Tabl Magazine’s first issue, published in June 2020, studies Cold War with a focus on Fine Arts. Through ten essays and an interview, this issue tries to describe the political and geopolitical position of Iran, between and after two World Wars, attempting to reveal the reasons for Iran serving as a context for the confrontation of eastern and western forces.
During its long-lasting history, Iran, being among the most powerful countries in the world or the region, benefited from the existence of barriers between itself and rival powers. With losing its former power and position and the emergence of new regional powers since the late 18th century, Iran transformed into a barrier itself; a buffer zone between England and Russia, during the so-called “Great Game” confrontations. In the 19th and early 20th centuries, after few years of detente between England and Russia over the years between two World Wars, this situation resumed with a different approach.
The occupation of Iran by the Allies led to the abandonment of Iran’s policy of neutrality. When Reza Shah abdicated power, the government’s political approach changed. Therefore, the opponent forces of the Soviet Union, on the one hand, and Britain and the United States, on the other hand, temporarily put aside their existing rivalries and historical differences and invaded Iran to defeat a common enemy, namely Germany. With the end of World War II and the fall of Nazi Germany, however, the rivalry and conflict between the eastern and western forces resumed.

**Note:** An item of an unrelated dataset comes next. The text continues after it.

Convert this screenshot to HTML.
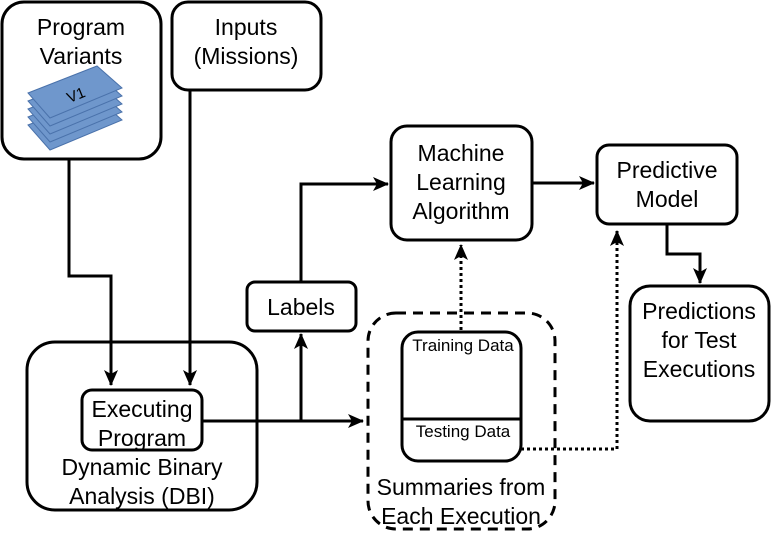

Cold War had been started in Iran before the World Wars. Its development, however, during the post-World War II time, in contrast to the previous eras was significantly different. One of the main differences was the final decline of Britain and the establishment of the United States as a global power after World War II. It was during these years that the United States—the largest Western party in the Cold War and one of its main actors—gained a major political power. Moreover, the difference between the rivalry of the western and eastern powers in the years between the two World Wars versus the previous eras was the dormant and inactive aspects of their confrontations. In general, what distinguished the Cold War from periods of political confrontation was that it had a profound and lasting impact on the involved societies, as it challenged both popular culture and science, through shaping and transforming them. Accordingly, in addition to their military presence, the forces of the Allies set up societies to promote cultural relations with foreign countries. In 1925, the United States’ government established the Iran- America Society for Cultural Relations, but the Society’s activities began in earnest in late 1942. The British government also officially inaugurated the Iran-UK Society for Cultural Relations in July 1943. This society had been previously active in Iran, albeit unofficially.
At the same time, that the Soviet Union also joined the rivalry and in 1943, opened a branch of the All-Union Society for Cultural Relations with Foreign Countries (VOKS) in Tehran, which was not active. In May 1944, however, the Iran-Soviet Society for Cultural Relations established and worked independently.
Moreover, this issue covers notable topics including the Report of the Iran-Soviet Society for Cultural Relations and the Iran-America Society and the impact they might have had on the status and the situation of the fine arts and archeology during the Cold War. To this end, this issue studies the innovative role of the Iran-Soviet Society for Cultural Relations during its heyday in organizing, support, and holding the first fine arts exhibition in 1946. This exhibition, which was curated by Maryam Firooz (President of the Society) and held at the palace of Shahpour Gholamreza, was very well-received by the audience and was followed by the 1950, 1952, and 1953 exhibitions, held at the Society’s hall.
The dependence of the Iranian 20th-century modern art on the Iran-Soviet Society for Cultural Relations led to several changes in the professional life and the position of emerging artists such as Hossein Kazemi, Jalil Ziapour, as well as Habib Mohammadi and his students; which is also among the topics covered in this issue. This issue also includes articles on the role of the Iran-America Society, as an important weapon for the United States in achieving its political goal of preventing the domination of the Soviet Union and strengthening Iran’s orientation to the West through Truman’s Point Four program, and its impact on the production of documentaries, films, textbooks, children’s magazines, and comic strips. Moreover, in an interview with Masood Koohestani Nejad, the impact of the 1953 Iranian coup d’état on the activities of these two societies is examined.
In addition to the above-mentioned subjects that concentrate on the prevailing movements of three decades prior to the Islamic Revolution, this issue attempts to portray lost figures of Iranian cultural history during the Cold War, with a focus on the second Pahlavi era, including Assyrian, Azeri, Armenian, and Jewish elites.